Living Trust employs the kind of manicured imagery associated with the ultra-wealthy, recasting it in a new light: as a symbol of the artificiality, self-censorship, and bias, inherent in how this group represent themselves. Eight chapters, loosely referencing aspects of the lives of W.A.S.Ps— white wealthy, Americans — divide the publication: Daughters; Still Life; College Preparatory Schools – San Francisco Bay Area, California; Sierra — Gymnastics Routine; Protestant Suite; The Prince Family, Holland, Michigan; Performance Fleece; and Modesty.
The photographs, which comprise the various sections, are meticulously researched; many are staged — populated by paid models and actors cast from LA’s infinite pools of ‘talent’. “You have this enormous apparatus available to you,” explains Buck, “and it became important to me, conceptually too, for the relationship to be transactional: I was hiring their expertise”. A series of young girls playing lacrosse — all white, many with long, braided hair — transition into a sequence of lurid still lives — spirals of tangerine peel on a blue background; fennels scattered across pages. Later, images of raw seafood — tiers of fish and bursts of octopi — progress into photographs of a moneyed, white American family. The list goes on.

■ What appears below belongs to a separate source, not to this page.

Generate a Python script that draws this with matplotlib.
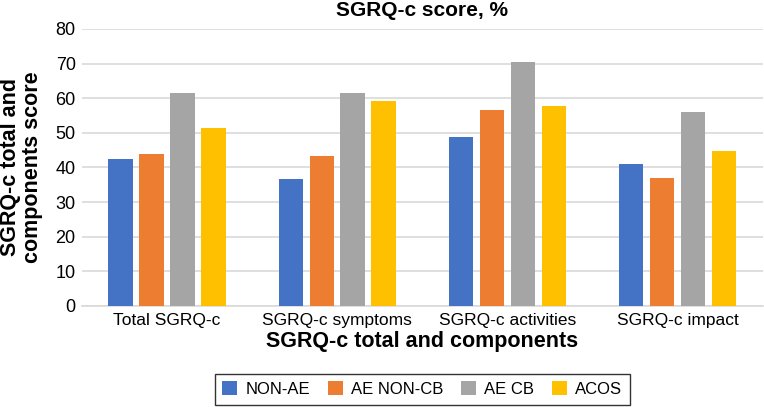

An even darker strand of inquiry weaves through the work exploring the fact that in a world where the realms of public and private increasingly blend, enough money can act to enforce the division between them. “Privacy is a luxury; it can be expensive to get and maintain, but we know it’s out there,” writes the American poet Lucy Ives, in one of the two essays that punctuate the book. “One of the ways we know this is on account of the photographic images that we know we do not have.”
The section ‘The Prince Family, Holland, Michigan’ explores this. It comprises a series of images devoted to the current, and deeply unpopular, US Secretary of Education, Betsey DeVos, and her brother Erik Prince — the founder of the world’s most infamous private security company, Blackwater. “She is like a Thatcher-esque figure, from a billionaire family, and her brother is like a war criminal,” says Ellison, “the family has contributed insane amounts of money to shadowing Republican politics”. In 2017, during her confirmation hearing, DeVos, who also positions herself as a billionaire philanthropist, reluctantly revealed that collectively, over the years, her family had likely contributed around $200 million to the Republican party. During her time in office, DeVos has worked to dismantle the public school system, her brother, meanwhile, is implicated in the Nisour Square massacre of 2007, during which employees of Blackwater killed 17 Iraqi civilians and injured 20 while escorting a US embassy convoy.